We've spoken about the responsibilities and the legal exposure faced by DECA advisors when traveling with students. Here’s a tip for compiling, organizing, and managing the piles of paperwork that go along with traveling. If you've ever noticed an advisor having problems at a hotel desk, when picking up tour tickets, or dealing with a competition snafu, the chances are that (s)he was fumbling with papers falling out of a manila envelope or the bottom of a briefcase. If you have been that advisor, or could have been that advisor, here's our tip for managing the paperwork, and making it easier to fill out next time around: put your three-ring circus into a three-ring binder. Here's how it works.
Buy a three-ring binder and a set of tabbed dividers. Label each divider as shown below. Information shown in red Italics is stuff that you should write down on the divider page itself, so it's available for reference in future years.
Conference Registration
This is where you put a copy of your conference
registration, as well as a copy of all checks cut, and any important e-mails
that might solve a problem (or stop an argument).

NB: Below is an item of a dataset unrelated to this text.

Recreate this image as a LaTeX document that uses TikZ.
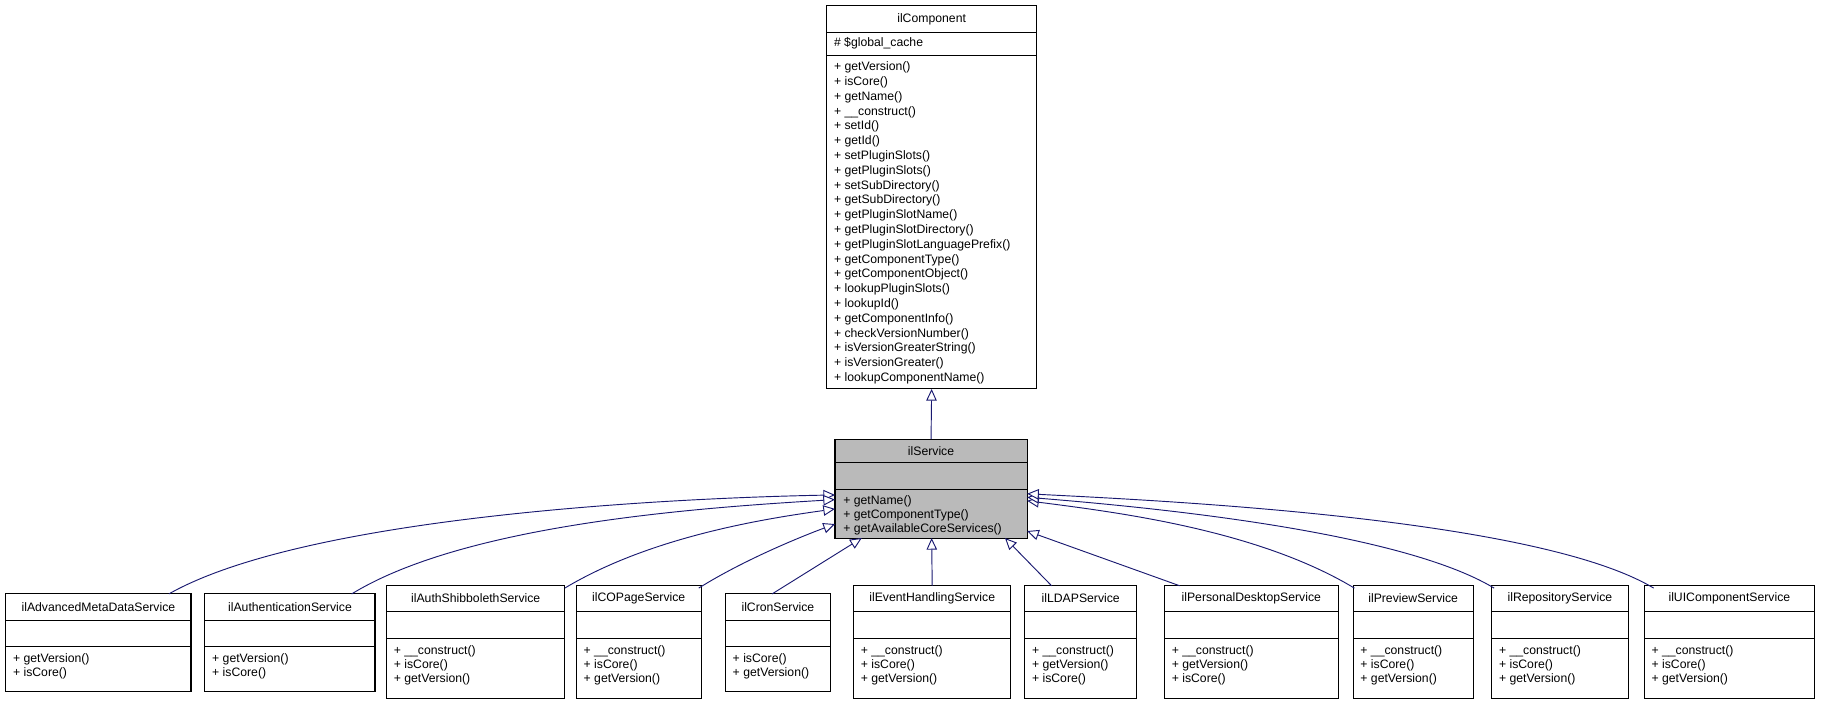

State and National DECA addresses, phone and
fax numbers, e-mail addresses. Your school and district bookkeeper's names and phone numbers.
Housing
All correspondence to and from the hotel
where you are staying. Copies of
all checks cut. Address
and phone numbers of hotels, as well as important contact people at those
hotels. Broadmoor info is a must, and
you can put about twenty years worth of Glenwood Springs, Western Regional, and
ICDC hotel info on this divider...sure beats spending hours tracking it down
the next time you need it.
Transportation
Copies of correspondence with your travel
agent. Copies
of tickets. Copies of bus charter
contracts. Shuttle and
car rental agreements. Contact info for
your travel agent, charter bus company, district
transportation department, car rental companies. Airline
service numbers. Write down shuttle info in the cities you
travel to for future reference. Cab companies.
Meals
Copies of any contracts and notes about verbal arrangements (reservations) for any meals you have arranged. Names and phone numbers of good restaurants in cities you visit with DECA. Names of maitre d’s and managers of places you stop to eat while traveling (like the Village Inn in Silverthorne on your way to Glenwood Springs.) Mike Silvestro’s and Dining reservations phone numbers at the Broadmoor.
Activities
Copies of tour package confirmations and copies of checks
cut to pay for them. Info
about when and where to pick them up.
Notes about good places to go (e.g. the Mercado in
Emergency
Information/Forms
All student medical forms and conference conduct forms. Any forms your district requires you to
carry. Check them all to make sure
they're completely filled out. Hospital contact
info. Your
administrators' contact info. Your teaching partner (s) home contact info.
Miscellaneous
Golf courses, shopping
malls, grocery stores, anything else that you have to look up while you’re
traveling.
Zippered
Pouch
Keep one in the back of your binder and when you empty your pockets out at the end of the night, put all those receipts in it! This will make it easier to complete your P-card and/or district travel reports when you return to school.
Keep this binder handy when you travel. When you get back to school, take all the information out (put it in a file folder and file it away), but leave the dividers in the binder. Use the same binder for every trip you take. When you start to get ready for your next trip, the dividers will not only help you get organized, but they'll also remind you of the items you need to prepare and provide that info you look for every year. IT will not only help you keep everything in one place on your desk at school, it’ll also help once you leave town. Try it--you'll find that using a system like this will save time and take some of the aggravation out of your life!